The office environment isn’t exactly considered a very dangerous place. When you think of potentially high-risk job sites, you might better imagine a construction zone. In the office, you clock in, find your desk and get to work on your phone or computer. What could possibly go wrong?
Turns out, a lot.
According to a 2017 report by the U.S. Department of Labor Bureau of Labor Statistics, there were roughly “2.8 million nonfatal workplace injuries and illnesses reported by private industry employers.” This means that a number of employees working in fields like manufacturing, hospitals, offices and administrative assistance suffered injuries. A very large number.
What are some examples of workplace injuries and hazards?
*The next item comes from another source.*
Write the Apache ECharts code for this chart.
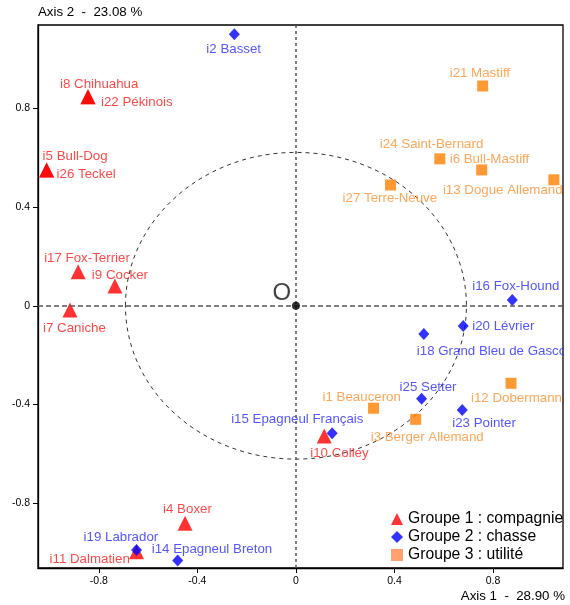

There are some obvious examples—slip and fall, malfunctioning elevator, etc. But here are some examples of some lesser-known workplace injuries and hazards, some more serious than others:
- Lifting: When lifting anything, do it correctly. Squat and use your core and legs. Even if the load is light, if you lift anything incorrectly you risk injuries to your neck, back and shoulders.
- Distraction: Office workers commonly report injuries involving bumping into or tripping over objects such as open drawers, ill-placed cords, and other objects.
- Ergonomics: Sitting the wrong way in your chair and at your desk can result in long-lasting problems with your hips and back.
- Germs: Surprisingly (or not), your computer keyboard contains much more bacteria than the bathroom toilet seat. This is because cleaning your desk’s personal items is not the custodian’s job. That’s your job.
- Stress: Stress doesn’t just ruin your day, it can end your life. Multiple stressors throughout your work week can result in high blood pressure and heart attack.
What does a safer workplace look like?
There are a number of steps you and your workplace can—and should—take to facilitate a safer office environment. Some of these include:
- Ditch the clutter: Avoid slip-and-fall injuries (the most common workplace injury) by clearing out unnecessary obstructions from your work environment.
- Save yourself: Carpal Tunnel surgery is the second-most common performed in the U.S. Correct use of ergonomics (and keyboard/mouse placement) are preventative and essential.
- Practice fire safety: Cords and other electronics should be in safe condition. Escape routes should always be clear. This is common sense, but mistakes happen.
Employee safety in the workplace should be priority number one, trumping productivity and anything else. Many reported injuries were totally preventable, had the right working conditions been in place. If you feel unsafe or in danger at your workplace, speak up. Your wellbeing is an inalienable right.